Gardeners often love hedgehogs, because they can help keep garden pests under control and of course, we all love seeing them bumbling around the garden at night!
In winter, hedgehogs should be tucked up asleep in their lovely snug nests of leaves and dry grass – however, even a winter garden can hold perils for them and the following tips will help make our gardens a bit more hedgehog friendly.
Bonfires – use a metal incinerator or move the pile to be burnt just before setting fire to it. This should ensure that a hedgehog hasn’t tried to hibernate in the heap. Don’t burn or trim pampas grass until you are sure there is not a hedgehog tucked into the base!
Ponds – if you are installing a new pond, or even if you have one already, check there is a ramp or gentle slope for hedgehogs to escape on – a few bricks would do the job. Children’s sandpits that fill with rainwater can also be a hedgehog trap, so cover them well or ensure there is an escape route.
Fences – fences can blow down in winter gales and make sure that if you repair or replace them you leave a hole for hedgehogs to travel through. Gardens are a wonderful habitat for hedgehogs, but they need to be able to travel between our gardens to find food and a mate. A hole the size of a CD should do the trick. Use environmentally safe wood preservative on all fences and sheds.
Compost heaps, wild patches, sheds, hedges and winter tidy-ups – hedgehogs might well be trying to hibernate in long, overgrown areas, the bottom of hedges, underneath sheds or compost heaps. If you are tidying up over winter or dismantling an old shed, check for hedgehogs first and if possible, leave these jobs until the weather warms up and the hogs are out of hibernation.

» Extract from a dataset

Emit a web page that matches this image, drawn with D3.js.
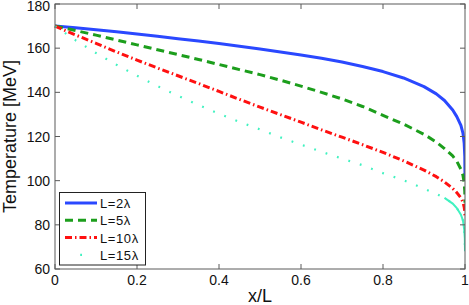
<!DOCTYPE html>
<html>
<head>
<meta charset="utf-8">
<script src="https://cdn.jsdelivr.net/npm/d3@7"></script>
<style>
  body { margin: 0; background: #fff; }
  svg { display: block; }
  text { font-family: "Liberation Sans", Arial, Helvetica, sans-serif; fill: #111; }
</style>
</head>
<body>
<svg id="chart" width="469" height="305"></svg>
<script>
// ---- data ----
const xGrid = [0, 0.05, 0.1, 0.15, 0.2, 0.25, 0.3, 0.35, 0.4, 0.45, 0.5, 0.55, 0.6, 0.65, 0.7, 0.75, 0.8, 0.85, 0.9, 0.93, 0.95, 0.97, 0.98, 0.99, 0.995, 0.998, 0.9995, 1];
const tL2  = [170, 169.2, 168.3, 167.4, 166.4, 165.4, 164.3, 163.2, 162.1, 160.9, 159.6, 158.3, 156.9, 155.4, 153.7, 151.7, 149.4, 146.5, 142.6, 139.3, 136.3, 132, 129, 125, 121.5, 117, 111, 101];
const tL5  = [170, 168, 165.9, 163.7, 161.5, 159.3, 157.1, 154.9, 152.6, 150.3, 148, 145.5, 142.8, 140, 137, 133.6, 129.6, 125.6, 121, 117.5, 114.5, 111.2, 108.8, 105.2, 102.5, 99, 95, 90];
const tL10 = [170, 166, 162.2, 158.3, 154.6, 151, 147.5, 144, 140.4, 136.8, 133.3, 129.9, 126.5, 123, 119.7, 116.3, 112.8, 109, 104.8, 101.8, 99.4, 96.5, 94.6, 92.2, 90.3, 88, 86, 84];
const tL15 = [170, 163.6, 157.8, 152.5, 147.5, 142.8, 138.4, 134.3, 130.3, 126.6, 123.2, 119.6, 116.3, 113.1, 110, 107, 103.4, 100.2, 96.4, 94, 92.2, 89.6, 87.6, 84.6, 82, 78, 74, 68];
const seriesNames = ["L=2\u03bb", "L=5\u03bb", "L=10\u03bb", "L=15\u03bb"];
const xTicks = [0, 0.2, 0.4, 0.6, 0.8, 1];
const yTicks = [60, 80, 100, 120, 140, 160, 180];
const xLabel = "x/L";
const yLabel = "Temperature [MeV]";

// ---- layout ----
const svg = d3.select("#chart");
const L = 55, R = 465, T = 4, B = 269;
const x = d3.scaleLinear().domain([0, 1]).range([L, R]);
const y = d3.scaleLinear().domain([60, 180]).range([B, T]);

const styles = [
  { color: "#2a48ff", width: 3,   dash: null },
  { color: "#1c9e1c", width: 3,   dash: "8,5" },
  { color: "#ff1010", width: 3,   dash: "7,3,1.5,3" },
  { color: "#40f2c0", width: 2.2, dash: "1.8,10.2" }
];
const seriesT = [tL2, tL5, tL10, tL15];

const line = d3.line().x(d => x(d[0])).y(d => y(d[1]));

svg.append("clipPath").attr("id", "clip").append("rect")
  .attr("x", L - 2).attr("y", T).attr("width", R - L + 2).attr("height", B - T);

const plot = svg.append("g").attr("clip-path", "url(#clip)");
seriesT.forEach((vals, i) => {
  const pts = xGrid.map((xv, j) => [xv, vals[j]]);
  const s = styles[i];
  plot.append("path").attr("d", line(pts)).attr("fill", "none")
    .attr("stroke", s.color).attr("stroke-width", s.width)
    .attr("stroke-dasharray", s.dash)
    .attr("stroke-linejoin", "round");
  if (i === 3) {
    // dense sampling near the wall renders as a continuous stroke
    const tail = pts.filter(p => p[0] >= 0.95);
    plot.append("path").attr("d", line(tail)).attr("fill", "none")
      .attr("stroke", s.color).attr("stroke-width", 2);
  }
});

// ---- axes box & ticks ----
const axisColor = "#5a5a5a";
svg.append("rect").attr("x", L).attr("y", T).attr("width", R - L).attr("height", B - T)
  .attr("fill", "none").attr("stroke", axisColor).attr("stroke-width", 1);

const tk = 5;
const gx = svg.append("g");
xTicks.forEach(v => {
  gx.append("line").attr("x1", x(v)).attr("x2", x(v)).attr("y1", B).attr("y2", B - tk).attr("stroke", axisColor);
  gx.append("line").attr("x1", x(v)).attr("x2", x(v)).attr("y1", T).attr("y2", T + tk).attr("stroke", axisColor);
  gx.append("text").attr("x", x(v)).attr("y", 285).attr("text-anchor", "middle")
    .attr("font-size", 14).text(d3.format("")(v));
});
const gy = svg.append("g");
yTicks.forEach(v => {
  gy.append("line").attr("x1", L).attr("x2", L + tk).attr("y1", y(v)).attr("y2", y(v)).attr("stroke", axisColor);
  gy.append("line").attr("x1", R).attr("x2", R - tk).attr("y1", y(v)).attr("y2", y(v)).attr("stroke", axisColor);
  gy.append("text").attr("x", 50).attr("y", Math.max(y(v) + 5, 11)).attr("text-anchor", "end")
    .attr("font-size", 14).text(v);
});

svg.append("text").attr("x", (L + R) / 2).attr("y", 301.5).attr("text-anchor", "middle")
  .attr("font-size", 18).text(xLabel);
svg.append("text").attr("transform", `translate(15.5,${(T + B) / 2}) rotate(-90)`)
  .attr("text-anchor", "middle").attr("font-size", 18).text(yLabel);

// ---- legend ----
const lg = svg.append("g");
lg.append("rect").attr("x", 59.5).attr("y", 192.5).attr("width", 86).attr("height", 72.5)
  .attr("fill", "#fff").attr("stroke", "#222").attr("stroke-width", 1);
seriesNames.forEach((name, i) => {
  const cy = 203 + i * 17.3;
  const s = styles[i];
  lg.append("line").attr("x1", 65).attr("x2", 97).attr("y1", cy).attr("y2", cy)
    .attr("stroke", s.color).attr("stroke-width", s.width)
    .attr("stroke-dasharray", i === 3 ? "0,15.2,1.8,100" : s.dash);
  lg.append("text").attr("x", 100).attr("y", cy + 5).attr("font-size", 13)
    .attr("letter-spacing", 0.6).text(name);
});
</script>
</body>
</html>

Strimmers mutilate hedgehogs – so check well before you strim!
Check compost heaps before you stick a fork in and if you find a hibernating hog, leave the area well alone until the spring, when they will be on the move again. If the hibernating hog wakes up, leave some food (non-fishy cat biscuits, never bread and milk) out until it can find a new place to go back to sleep.
If you have hedgehogs in your garden, you can help them hibernate by leaving a pile of leaves and small sticks in a quiet corner of the garden or put a hedgehog home in the base of a hedge to help them to hibernate in a safe place in a future.